The R community is amazing.

This point shouldn’t come as a surprise to anyone who knows me well. I encourage community engagement when learning R and even when choosing which software packages to use.

But, I’d never occupied the same space as so many R users and professionals before. I didn’t know anyone at the start of the day, so I was banking on finding at least a couple of nice people to talk to. I was a little nervous, to tell the truth.

I needn’t have worried. Everyone I met was friendly, approachable, and interesting to talk to. I’m not an extrovert or a natural at networking, but I ended up staying on my feet and chatting with people during all the breaks. I know for a fact that’s not a given at all events — I’ve spent a few lonely lunches without company before, so I was especially glad of it here.

The R community is diversifying, too. Ella Kaye and Heather Turner talked about their ongoing work to get members of underrepresented groups involved in maintaining the R language. Right now, most major contributors to the language are Western men nearing the end of their careers. To keep R working and evolving with the times, it’s important to pass the torch to a more diverse set of contributors from around the world. Ella and Heather shared various initiatives and events they’re setting up to make this happen, all of which sounded like promising steps forward.
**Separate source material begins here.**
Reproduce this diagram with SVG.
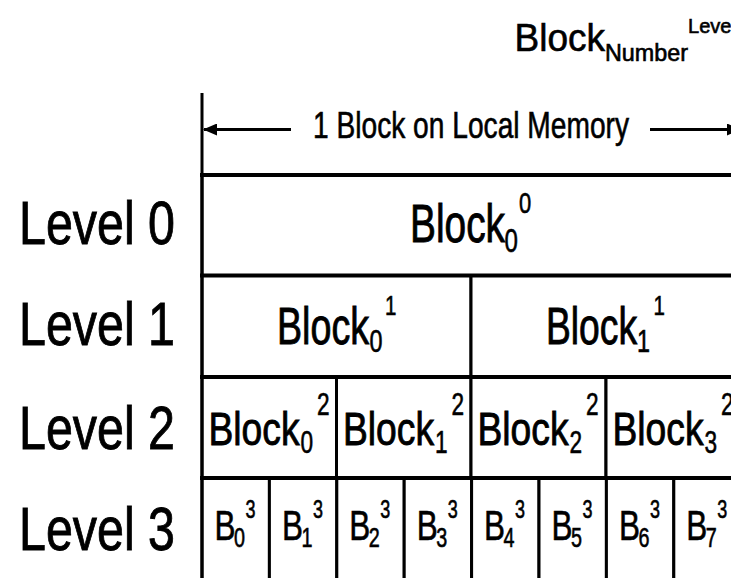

I was pleased to see this diversity reflected in the audience. Although I counted myself among many other white, bespectacled men in attendance, there were plenty of others with different genders, traits and backgrounds. I got a sense that everyone was included and that the organizers were actively facilitating this.

If there’s a moral here, it’s that you shouldn’t be afraid to connect with people, especially in the R community. They can give you invaluable insight into jobs, companies, and technologies that can move your career forward. And, at least in my experience, they’re really nice.